Asian stocks rose for a fourth week, the longest streak of gains this year, as US jobs data beat estimates and the Japanese parliament approved Japanese Prime Minister Shinzo Abe’s nominees to the country’s central bank board.
Nissan Motor Co advanced 2.4 percent, leading gains among companies that get sales in the US, while Mitsubishi UFJ Financial Group Inc, Japan’s biggest publicly traded bank, rose 7.7 percent amid speculation that Abe will implement policies to stimulate the economy and end 15 years of falling prices.
Sun Hung Kai Properties Ltd (新鴻基地產) fell 7.6 percent, relinquishing its place as Asia’s biggest developer by value, as Hong-Kong-listed real-estate companies tumbled on concern that policymakers are stepping up efforts to cool home prices and as local mortgage rates were increased.
The MSCI Asia Pacific Index advanced 0.8 percent to 136.66. The gauge has climbed 5.6 percent this year as data signaled the world’s biggest economy is recovering and investors bet that the Bank of Japan will loosen monetary policy. Chinese shares fell this week amid concern about government efforts to control prices.
The US jobs data “has shown the world’s largest economy is really starting to gain momentum and, of course, that’s all positive for financial markets,” Perpetual Investments’ Matthew Sherwood said.
Gains this year left the MSCI Asia Pacific Index trading at 14.9 times average estimated earnings, compared with 14.1 for the Standard & Poor’s 500 Index and 12.8 times for the STOXX Europe 600 Index, data compiled by Bloomberg show.
Taiwan’s TAIEX slid 1.1 percent from 7,960.51 on March 8, ending Friday’s trading down 0.31 percent, or 24.27 points, at 7,927.49. Leading smartphone maker HTC Corp (宏達電) on Friday shed 2.7 percent to NT$234.5, as Taiwan Semiconductor Manufacturing Co (TSMC, 台積電) fell by 0.96 percent to NT$103.0.

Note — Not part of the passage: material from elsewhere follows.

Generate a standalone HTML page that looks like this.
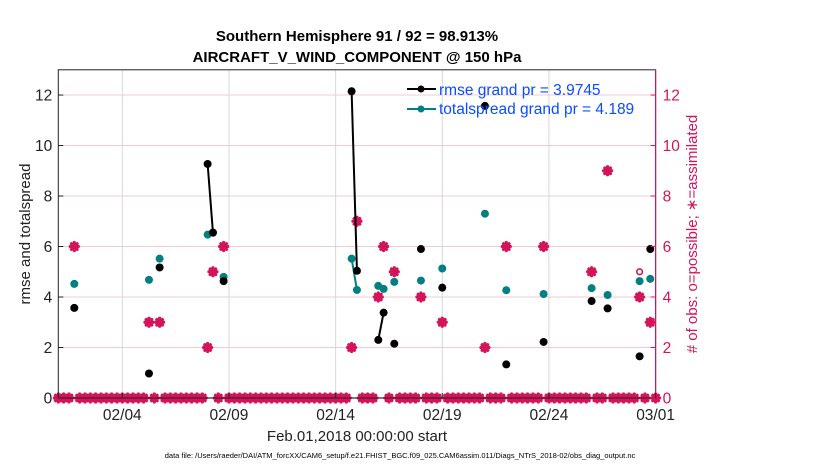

South Korea’s KOSPI dropped 1 percent this week, as Hong Kong’s Hang Seng Index slid 2.4 percent, led by property developers, as data showed China’s consumer prices rose at the fastest pace in 10 months and People’s Bank of China Governor Zhou Xiaochuan (周小川) said monetary policy is “no longer relaxed.”
Only Italy’s FTSE MIB Index offered lower returns this year among the 24 developed market benchmarks monitored by Bloomberg.
Sun Hung Kai tumbled 7.6 percent to HK$106.20, the lowest level since October last year. New World Development Co (新世界發展) dropped 5.2 percent to HK$13.26.
China is set to complete a once-a-decade handover of power at the National People’s Congress in Beijing today. Leaders are trying to support a rebound in growth from a 13-year low without spurring excessive inflation or risks in the financial system. The Shanghai Composite Index retreated 1.7 percent this week.
Japan’s Nikkei 225 Stock Average increased 2.3 percent for the week to the highest level since September 2008. Haruhiko Kuroda, an advocate of aggressive monetary policy easing, was confirmed as Bank of Japan governor on Friday by parliament’s upper house, along with deputy governor nominees Kikuo Iwata and Hiroshi Nakaso.
New Zealand’s NZX 50 Index rose for a fourth week, adding 0.8 percent, after Reserve Bank of New Zealand Governor Graeme Wheeler pledged to keep borrowing costs at a record low until next year.
Australia’s S&P/ASX 200 Index and Singapore’s Straits Times Index both slipped 0.1 percent.
In other markets on Friday:
Mumbai fell 0.73 percent, or 142.88 points, from Thursday to 19,427.56.
Manila declined by 0.60 percent, or 40.11 points, to 6,654.60.